Friday, June 27, 2008

When God Retreats

I have been reading a book called Empire Falls, written by Pulitzer Prize winner, Richard Russo. I don't know what brought me to the book, but I have been quite enjoying it, despite a rather naughty frat party description, the book has been enlightening about human thought, even venturing into religious views and desires of the heart. Today I read something that was so profound to me, I felt I needed to record it in permanent form to further burn it into my mind. I have been fighting off personal demons of a measure I have never really had to fight before and each moment of truth or realization about ways I can overcome my worst fears are very, very precious.

Here is the excerpt from the book: " suggest that while God never abandoned us, neither was He on every occasion equally present, perhaps because His continual presence is what we desire most - that is, to be led away from temptation, away from ourselves. We want Him to be there, ready to receive our call in the moment of our need: lead us not into....Whereas God, for reasons of His own, sometimes chooses to let the machine answer. The Supreme Being is unavailable to come to the phone at this time, but He wants you to know that your call is important to Him. In the meantime, for sins of pride, press one. For avarice, press two...
"When God Retreats" had seemed one of his finer sermons as he'd delivered it to his sleepy early congregation. Exhausted and happy, he could find little fault with it as a personal reflection. That God had trust him to lose and then regain his path had seemed a wise, beneficent gesture."

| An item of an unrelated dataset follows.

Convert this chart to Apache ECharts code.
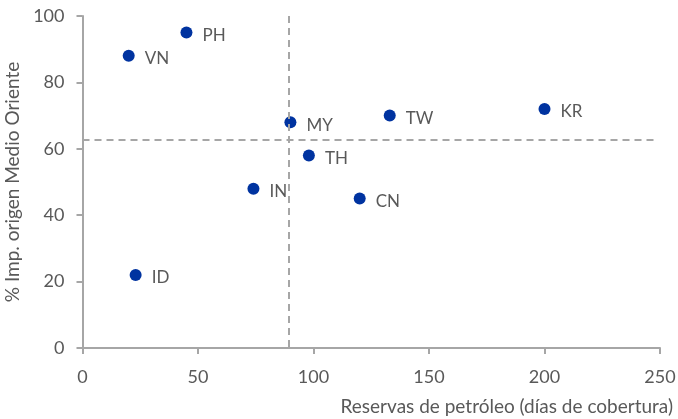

I too believe that God has to let us go from time to time, mostly when He sees we need it most, to know that we can do some things on our own, only if it is to call on Him.


Chandi said...

Beautiful Maria. Thank you for sharing that with us. I believe that God will test us and push us to reveal our strength and character, but that he will never leave us completely alone.

mom/caryn said...

It's an interesting thought.

Perhaps He let's the machine pick up... but, I believe He's home, listening to the messages as they're left, just in case it's something that needs His immediate attention.

You know what it's like when one of your children says, "Mommy, will you button this for me?" And you reply, "You can do it. I know you can. Just try a little harder." No parent responds the same way to every request for help. There are times when we need to let our little ones do things for themselves... to learn what they're capable of and to learn to appreciate their own strength and abilities.... but, when a child comes in the back door crying, in pain, unable to handle a situation on their own. We stop doing everything except taking breaths, and give them the assistance we can see that they need. (and there are occasions when even breathing seems to stop) I think our Father in Heaven is much the same way.

Carol Lynn Pearson wrote about this in her book, "Beginnings".
The poem is titled, "The Lesson"

Yes, my fretting,
Frowning child,
I could cross
The room to you
More easily.
But, I've already
Learned to walk.
So I make you
Come to me.

Let go now...
You see?

Oh, remember
This simple lesson
And when
In later years
You cry out
With tight fists
And Tears...
"Oh, help me,
Just listen
And you'll hear
A silent voice:

"I would, child,
I would.
But, it's you,
Not I,
Who needs to try

And so He retreats... but He never turns His back to us. He never walks away.

This is a great post, Maria. Thanks for sharing.